Does this issue still occur on the latest master commit?
Does this issue still occur on the latest master commit?
Yes - I have 3xP40 and 1x4060TI. Output using -rowsplit is a single repeating word. Removing rowsplit works fine (albeit slower). For smaller models that fit entirely on the P40s -rowsplit works fine. Given that and lack of additional complaints/bug reports I'm curious if something broke with rowsplitting across non-homogonous nvidia archs.

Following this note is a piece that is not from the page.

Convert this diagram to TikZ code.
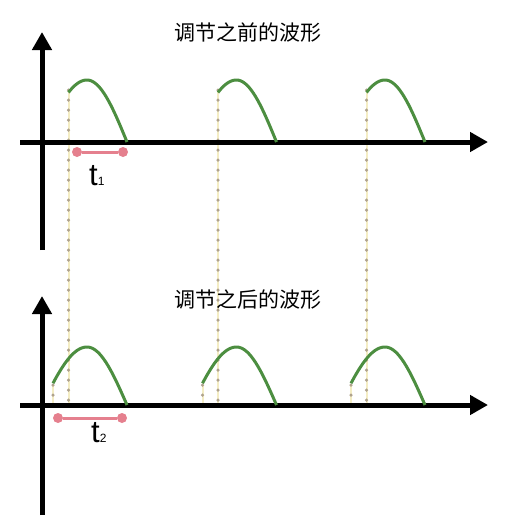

same issue, 3 RTX2080Ti, Mistral-Large-Instruct-2407.i1-Q2_K.gguf, b3678 build with GGML_CUDA_FORCE_CUBLAS=false breaks -sm row and GGML_CUDA_FORCE_CUBLAS=true fixes it
Please confirm whether or not this fix works: https://github.com/ggerganov/llama.cpp/pull/9413
What happened?
Since commit b3188 llama-cli produce incoherent output on multi-gpu system with CUDA and row tensor splitting. Layer tensor split works fine but is actually almost twice slower. GPU are 3x Nvidia Tesla + 3090 All future commits seems to be affected.
Name and Version
llama-cli version b3188 built on Debian 12.
What operating system are you seeing the problem on?
Linux
Relevant log output
No response